Published: Jan 18, 2012 02:00 AM
Modified: Jan 17, 2012 07:24 PM
Raymond and Emma Lou Johnson remember Raymond's mother, Pattie May:
In 1915, my mother, Pattie May Johnson, came here as a bride. My father, Raymond Johnson Sr., was a farmer. He died when I was 8.
Mother had sharecroppers to keep the farm going. They lived in a separate house on the property. She furnished the housing, the mules (they didn't have tractors), plows, seed, fertilizer and the land. The tenants did all the work, and when they sold the crop, she got half and they got half. She also took in boarders, mostly teachers from the first Green Hope High School. She fed them their meals and they paid for room and board.
Mother raised us alone. I had four sisters. My older sister got blood poisoning playing kick-the-can and died when she was 12, and one sister didn't live but two or three months after birth.

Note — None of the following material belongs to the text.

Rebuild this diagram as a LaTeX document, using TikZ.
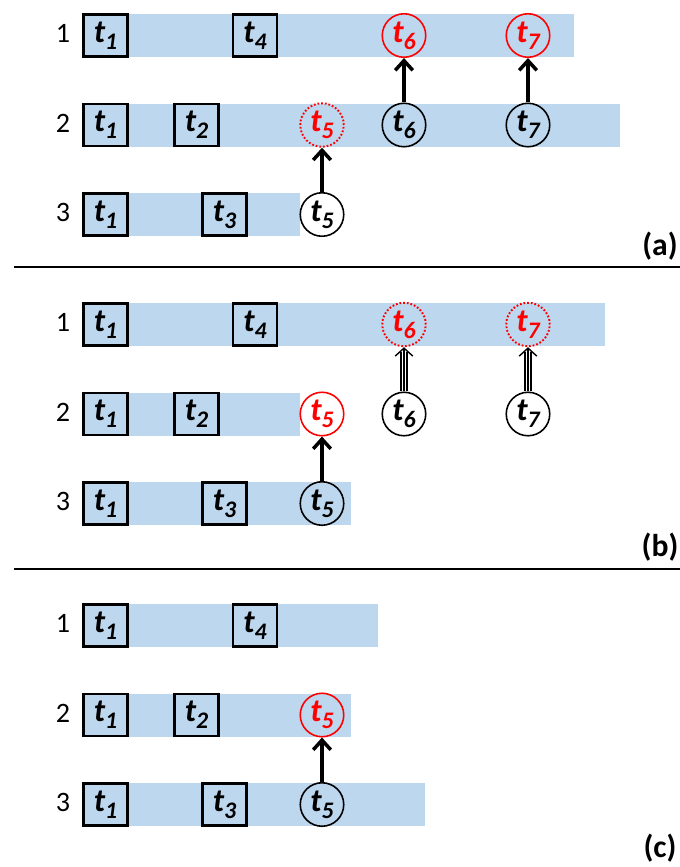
\documentclass[tikz,border=0pt]{standalone}
\usepackage{fontspec}
\setmainfont{Carlito}
\usetikzlibrary{arrows.meta}
\definecolor{laneBlue}{HTML}{BDD7EE}
\definecolor{moveRed}{HTML}{FF0000}
\newcommand{\tsk}[1]{{\fontsize{18.5}{18.5}\selectfont\bfseries\itshape t\raisebox{-0.45ex}{\fontsize{13.5}{13.5}\selectfont #1}}}
\tikzset{
  lane/.style={fill=laneBlue},
  taskbox/.style={draw, line width=1.3pt, fill=laneBlue, minimum width=0.88cm, minimum height=0.84cm, inner sep=0pt},
  taskcirc/.style={circle, draw, line width=0.9pt, minimum size=0.87cm, inner sep=0pt},
  newcirc/.style={taskcirc, draw=moveRed, text=moveRed},
  oldcirc/.style={newcirc, dash pattern=on 1pt off 1.1pt, line width=1.1pt},
  rowlabel/.style={font=\fontsize{16}{16}\selectfont},
  panellabel/.style={font=\fontsize{18}{18}\selectfont\bfseries},
  movearrow/.style={-{Straight Barb[length=5.5pt,width=10pt]}, line width=2pt},
  copyshaft/.style={line width=0.7pt, double distance=2.6pt, shorten >=2.5pt},
  copyhead/.style={-{Straight Barb[length=4.5pt,width=10pt]}, line width=0.8pt},
  divider/.style={line width=1.3pt}
}

\begin{document}
\begin{tikzpicture}[x=0.02cm, y=-0.02cm]
  \useasboundingbox (0,0) rectangle (680,867);

  % ---- (a) ----
  \fill[lane] (83,14) rectangle (574,57);
  \fill[lane] (83,103.5) rectangle (620,146.5);
  \fill[lane] (83,193) rectangle (300,236);

  \node[rowlabel] (a1) at (63,33.5) {1};
  \node[rowlabel] (a2) at (63,123) {2};
  \node[rowlabel] (a3) at (63,212.5) {3};

  \node[taskbox] (a1t1) at (105.5,35.5) {\tsk{1}};
  \node[taskbox] (a1t4) at (255,35.5) {\tsk{4}};
  \node[newcirc] (a1t6) at (404,35.5) {\tsk{6}};
  \node[newcirc] (a1t7) at (528,35.5) {\tsk{7}};

  \node[taskbox] (a2t1) at (105.5,125) {\tsk{1}};
  \node[taskbox] (a2t2) at (196.5,125) {\tsk{2}};
  \node[oldcirc] (a2t5) at (322,125) {\tsk{5}};
  \node[taskcirc] (a2t6) at (404,125) {\tsk{6}};
  \node[taskcirc] (a2t7) at (528,125) {\tsk{7}};

  \node[taskbox] (a3t1) at (105.5,214.5) {\tsk{1}};
  \node[taskbox] (a3t3) at (224.5,214.5) {\tsk{3}};
  \node[taskcirc, fill=white] (a3t5) at (322,214.5) {\tsk{5}};

  \draw[movearrow] (a3t5) -- (a2t5);
  \draw[movearrow] (a2t6) -- (a1t6);
  \draw[movearrow] (a2t7) -- (a1t7);

  \node[panellabel] (pa) at (660,246) {(a)};
  \draw[divider] (14,267) -- (680,267);

  % ---- (b) ----
  \fill[lane] (83,303) rectangle (605,346);
  \fill[lane] (83,392.5) rectangle (300,435.5);
  \fill[lane] (83,482) rectangle (351,525);

  \node[rowlabel] (b1) at (63,322.5) {1};
  \node[rowlabel] (b2) at (63,412) {2};
  \node[rowlabel] (b3) at (63,501.5) {3};

  \node[taskbox] (b1t1) at (105.5,324.5) {\tsk{1}};
  \node[taskbox] (b1t4) at (255,324.5) {\tsk{4}};
  \node[oldcirc] (b1t6) at (404,324.5) {\tsk{6}};
  \node[oldcirc] (b1t7) at (528,324.5) {\tsk{7}};

  \node[taskbox] (b2t1) at (105.5,414) {\tsk{1}};
  \node[taskbox] (b2t2) at (196.5,414) {\tsk{2}};
  \node[newcirc, fill=white] (b2t5) at (322,414) {\tsk{5}};
  \node[taskcirc, fill=white] (b2t6) at (404,414) {\tsk{6}};
  \node[taskcirc, fill=white] (b2t7) at (528,414) {\tsk{7}};

  \node[taskbox] (b3t1) at (105.5,503.5) {\tsk{1}};
  \node[taskbox] (b3t3) at (224.5,503.5) {\tsk{3}};
  \node[taskcirc] (b3t5) at (322,503.5) {\tsk{5}};

  \draw[movearrow] (b3t5) -- (b2t5);
  \draw[copyshaft] (b2t6) -- (b1t6);
  \draw[copyhead] (b2t6) -- (b1t6);
  \draw[copyshaft] (b2t7) -- (b1t7);
  \draw[copyhead] (b2t7) -- (b1t7);

  \node[panellabel] (pb) at (660,547) {(b)};
  \draw[divider] (14,569) -- (680,569);

  % ---- (c) ----
  \fill[lane] (83,604) rectangle (378,647);
  \fill[lane] (83,693.5) rectangle (351,736.5);
  \fill[lane] (83,783) rectangle (425,826);

  \node[rowlabel] (c1) at (63,623.5) {1};
  \node[rowlabel] (c2) at (63,713) {2};
  \node[rowlabel] (c3) at (63,802.5) {3};

  \node[taskbox] (c1t1) at (105.5,625.5) {\tsk{1}};
  \node[taskbox] (c1t4) at (255,625.5) {\tsk{4}};

  \node[taskbox] (c2t1) at (105.5,715) {\tsk{1}};
  \node[taskbox] (c2t2) at (196.5,715) {\tsk{2}};
  \node[newcirc] (c2t5) at (322,715) {\tsk{5}};

  \node[taskbox] (c3t1) at (105.5,804.5) {\tsk{1}};
  \node[taskbox] (c3t3) at (224.5,804.5) {\tsk{3}};
  \node[taskcirc] (c3t5) at (322,804.5) {\tsk{5}};

  \draw[movearrow] (c3t5) -- (c2t5);

  \node[panellabel] (pc) at (660,848) {(c)};
\end{tikzpicture}
\end{document}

The Edwards family lived close by. When their mother died, Mother took the Edwards girls in and raised them just like sisters to me.
The Woodall family lived here on the farm. When their mother died, she took on the two Woodall girls. She didn't take on the boys. They visited her as long as she lived, and she would treat them like they were her children.
Once grown, I bought my sisters out and took over running the farm. Emma Lou and I lived with Mother and her second husband for 30 years. She was 96 when she died, in 1989.
There were a lot of hobos on the railroad during the Depression. They would come here asking for food, and she fed them.
You didn't go to a grocery store. She raised everything she ate, from chickens and eggs to hogs and all the vegetables. She was a wonderful provider.
She cooked on an old woodstove. She got up on Sunday morning, go outside, get a chicken, kill it, cut its neck, hang it on the clothesline to bleed out, dip it in hot water and pick it clean of feathers, cut it up and soak it in saltwater. Then she would fry that chicken and put it on the table with rice, hot biscuits and vegetables. Then go to Sunday school and church.
Mama had fun with her cooking. Once, on April Fools' Day, when she had boarders, she fixed the evening meal, and filled all of the biscuits with cotton. When they started eating, their mouths got real pecky-like. That was her way of April Fools.
Then she met Mr. Herbert Askew, and they were married in 1942. He was a painter by profession. He was like a father to us. He was an associate of John Askew's paint store in Raleigh. Then Herbert got out of the store and came here to farm.
Later, uncle John took in his son-in-law, T.K. Taylor, and the store was renamed Askew-Taylor.
Cary's Heritage is taken from the book, "Just a Horse-Stopping Place, an Oral History of Cary, North Carolina."